Teens with slower performance on a test of "cognitive processing speed" are more likely to have depression and anxiety symptoms as adults, reports a paper in Psychosomatic Medicine: Journal of Biobehavioral Medicine, the official journal of the American Psychosomatic Society. The journal is published by Wolters Kluwer.
"Adolescents with slower processing speed may be at increased later risk of anxiety and depression," according to the new research by Catharine R. Gale, PhD, of Edinburgh University and colleagues. The results add new evidence that lower cognitive ability may be a contributor to depression, rather than a consequence of it.
Slower Processing Speed Linked to Depression 20 Years Later
The researchers analyzed data from 705 Scottish participants in a study including follow-up from adolescence into adulthood. At age 16, the participants were evaluated on a simple test of cognitive processing speed—reaction time in pressing keys corresponding to numbers (1 to 4) flashed on a screen.
At age 36, the participants completed standard questionnaires assessing depression and anxiety symptoms. The relationship between reaction time in adolescence and mental health in adulthood was assessed, with adjustment for a wide range of other factors (education, lifestyle habits, etc).
Slower cognitive processing speed—that is, longer reaction time—at age 16 was associated with increased anxiety and depression symptoms at age 36. After adjustment, the relationship remained significant for one of the two mental health questionnaires (the General Health Questionnaire), but not the other (the Hospital Anxiety and Depression Scale).
Smoking appeared to play a role in the relationship between teen reaction times and adult depression scores. "This might at least in part reflect the use of cigarettes as a method of relieving or coping with psychological symptoms," Dr. Gale and coauthors write.
The researchers were also interested in assessing the role of the cumulative effects of stress over time, or "allostatic load." As reflected by various measures related to stress—for example, blood pressure and general inflammation—allostatic load seemed to at least partly account for the link between reaction time and anxiety/depression symptoms. However, this relationship was no longer significant after adjustment for other factors.
Previous studies have shown that people with more severe depression have slower reaction times and other cognitive deficits. It has generally been assumed that this "psychomotor slowing" is a consequence of depression, rather than a risk factor for it. The new study suggests that slower processing speed may contribute to the development of mental health disorders—possibly by leading to "increased stress and difficulties responding to adversity earlier in life."
Dr. Gale and colleagues note some key limitations of their study, especially the fact that the participants had a narrow range of depression scores. The researchers conclude, "Further prospective studies of the relation between reaction time and mental health outcomes in other samples are needed to gauge whether reaction time is a true risk factor for mental disorders and to confirm the mediating roles played by smoking and allostatic load."
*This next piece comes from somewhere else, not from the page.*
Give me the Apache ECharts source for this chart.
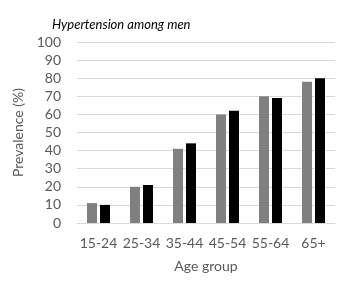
<!DOCTYPE html>
<html><head><meta charset="utf-8">
<script src="https://cdn.jsdelivr.net/npm/echarts@6/dist/echarts.min.js"></script>
<style>html,body{margin:0;padding:0;background:#fff}#c{width:348px;height:290px}</style>
</head><body><div id="c"></div>
<script>
const categories = ['15-24','25-34','35-44','45-54','55-64','65+'];
const seriesGray = [11, 20, 41, 60, 70, 78];
const seriesBlack = [10, 21, 44, 62, 69, 80];
const yTicks = [0,10,20,30,40,50,60,70,80,90,100];

const chart = echarts.init(document.getElementById('c'), null, {renderer:'canvas'});
const font = 'Lato, "Open Sans", sans-serif';
chart.setOption({
  animation: false,
  title: {
    text: 'Hypertension among men',
    left: 47, top: 13,
    textStyle: {fontFamily: font, fontStyle: 'italic', fontWeight: 'normal', fontSize: 13, color: '#000'}
  },
  grid: {left: 77, right: 13, top: 42, bottom: 67},
  xAxis: {
    type: 'category', data: categories,
    name: 'Age group', nameLocation: 'middle', nameGap: 36,
    nameTextStyle: {fontFamily: font, fontSize: 14, color: '#595959'},
    axisLine: {lineStyle: {color: '#d9d9d9'}},
    axisTick: {show: false},
    axisLabel: {interval: 0, fontFamily: font, fontSize: 14, color: '#595959', margin: 13}
  },
  yAxis: {
    type: 'value', min: yTicks[0], max: yTicks[yTicks.length-1], interval: 10,
    name: 'Prevalence (%)', nameLocation: 'middle', nameGap: 39,
    nameTextStyle: {fontFamily: font, fontSize: 14, color: '#595959'},
    axisLine: {show: false}, axisTick: {show: false},
    axisLabel: {fontFamily: font, fontSize: 14, color: '#595959', margin: 16},
    splitLine: {lineStyle: {color: '#d9d9d9'}}
  },
  series: [
    {type: 'bar', data: seriesGray, barWidth: 10, barGap: '30%', itemStyle: {color: '#808080'}},
    {type: 'bar', data: seriesBlack, barWidth: 10, barGap: '30%', itemStyle: {color: '#000000'}}
  ]
});
</script></body></html>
Article: "Reaction Time in Adolescence, Cumulative Allostatic Load, and Symptoms of Anxiety and Depression in Adulthood: The West of Scotland Twenty-07 Study. (doi: 10.1097/PSY.0000000000000189)
About Psychosomatic Medicine
Psychosomatic Medicine, Journal of Biobehavioral Medicine, founded in 1939, is the official peer-reviewed journal of the American Psychosomatic Society. It publishes experimental and clinical studies dealing with various aspects of the relationships among social, psychological, and behavioral factors and bodily processes in humans and animals. Psychosomatic Medicine, Journal of Biobehavioral Medicine is an international, interdisciplinary journal devoted to experimental and clinical investigation in behavioral biology, psychiatry, psychology, physiology, anthropology, and clinical medicine. The print journal is published nine times a year; most articles are published online ahead of print.
About the American Psychosomatic Society
The mission of the American Psychosomatic Society is to promote and advance the scientific understanding and multidisciplinary integration of biological, psychological, behavioral and social factors in human health and disease, and to foster the dissemination and application of this understanding in education and health care.
The American Psychosomatic Society is a worldwide community of scholars and clinicians dedicated to the scientific understanding of the interaction of mind, brain, body and social context in promoting health. The organization is devoted to biopsychosocial research and integrated clinical care, and to providing a forum via its website, Annual Meeting and journal, Psychosomatic Medicine, for sharing this research. Its members are from around the world, including specialists from all medical and health-related disciplines, the behavioral sciences, and the social sciences.